Set task: Report how many lines hold the word "this"; answer with the number alone.

Extracted records:
==========

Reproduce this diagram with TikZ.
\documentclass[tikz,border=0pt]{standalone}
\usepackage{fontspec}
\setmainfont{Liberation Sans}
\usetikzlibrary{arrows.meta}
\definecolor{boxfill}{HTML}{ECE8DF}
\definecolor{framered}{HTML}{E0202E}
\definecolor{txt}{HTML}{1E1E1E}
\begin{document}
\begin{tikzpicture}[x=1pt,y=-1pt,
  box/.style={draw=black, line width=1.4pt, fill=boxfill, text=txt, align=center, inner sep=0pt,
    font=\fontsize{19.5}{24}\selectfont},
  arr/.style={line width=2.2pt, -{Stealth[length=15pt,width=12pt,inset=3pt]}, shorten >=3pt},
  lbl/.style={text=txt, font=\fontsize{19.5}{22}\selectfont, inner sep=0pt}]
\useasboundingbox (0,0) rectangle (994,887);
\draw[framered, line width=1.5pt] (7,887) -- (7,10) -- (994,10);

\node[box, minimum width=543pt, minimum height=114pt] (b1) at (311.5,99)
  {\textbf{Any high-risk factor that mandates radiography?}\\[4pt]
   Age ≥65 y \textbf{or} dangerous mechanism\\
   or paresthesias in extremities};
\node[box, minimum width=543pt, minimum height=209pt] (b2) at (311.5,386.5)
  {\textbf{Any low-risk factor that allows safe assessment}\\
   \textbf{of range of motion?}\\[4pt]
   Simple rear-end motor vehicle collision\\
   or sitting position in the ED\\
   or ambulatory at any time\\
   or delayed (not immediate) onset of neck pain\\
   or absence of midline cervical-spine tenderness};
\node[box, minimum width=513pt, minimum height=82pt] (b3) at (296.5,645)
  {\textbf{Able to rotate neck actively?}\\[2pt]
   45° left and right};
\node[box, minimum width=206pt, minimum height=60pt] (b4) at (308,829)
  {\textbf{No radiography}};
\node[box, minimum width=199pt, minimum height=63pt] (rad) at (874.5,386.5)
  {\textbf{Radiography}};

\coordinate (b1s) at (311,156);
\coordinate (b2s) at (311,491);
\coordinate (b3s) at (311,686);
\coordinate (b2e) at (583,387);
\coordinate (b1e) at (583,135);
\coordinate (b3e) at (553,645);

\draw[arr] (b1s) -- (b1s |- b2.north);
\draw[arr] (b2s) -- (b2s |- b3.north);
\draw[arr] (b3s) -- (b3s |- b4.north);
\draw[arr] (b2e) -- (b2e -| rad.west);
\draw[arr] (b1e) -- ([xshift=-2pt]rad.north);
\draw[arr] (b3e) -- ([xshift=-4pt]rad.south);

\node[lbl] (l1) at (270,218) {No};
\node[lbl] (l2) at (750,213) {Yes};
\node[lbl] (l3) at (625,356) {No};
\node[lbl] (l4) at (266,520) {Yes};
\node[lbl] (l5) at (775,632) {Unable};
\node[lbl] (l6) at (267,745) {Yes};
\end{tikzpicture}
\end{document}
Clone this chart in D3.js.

==========

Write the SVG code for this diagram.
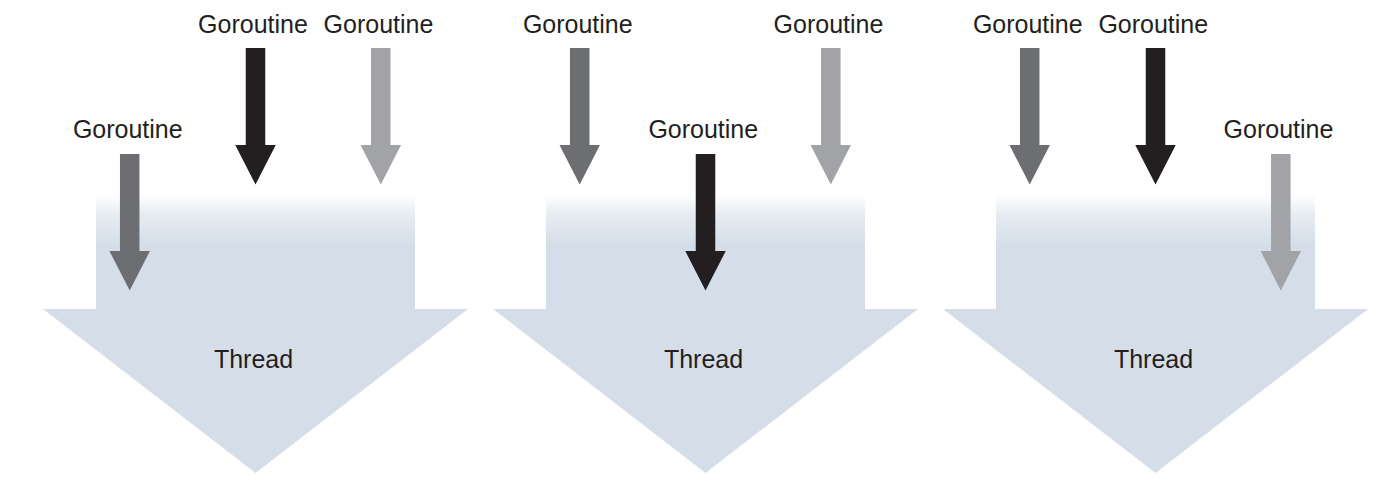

==========

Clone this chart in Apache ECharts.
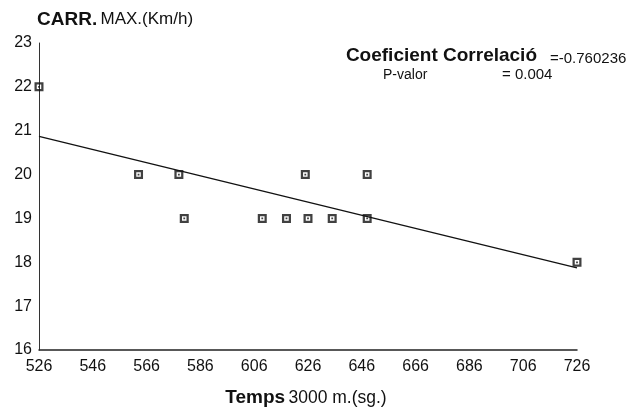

==========

Final result: 4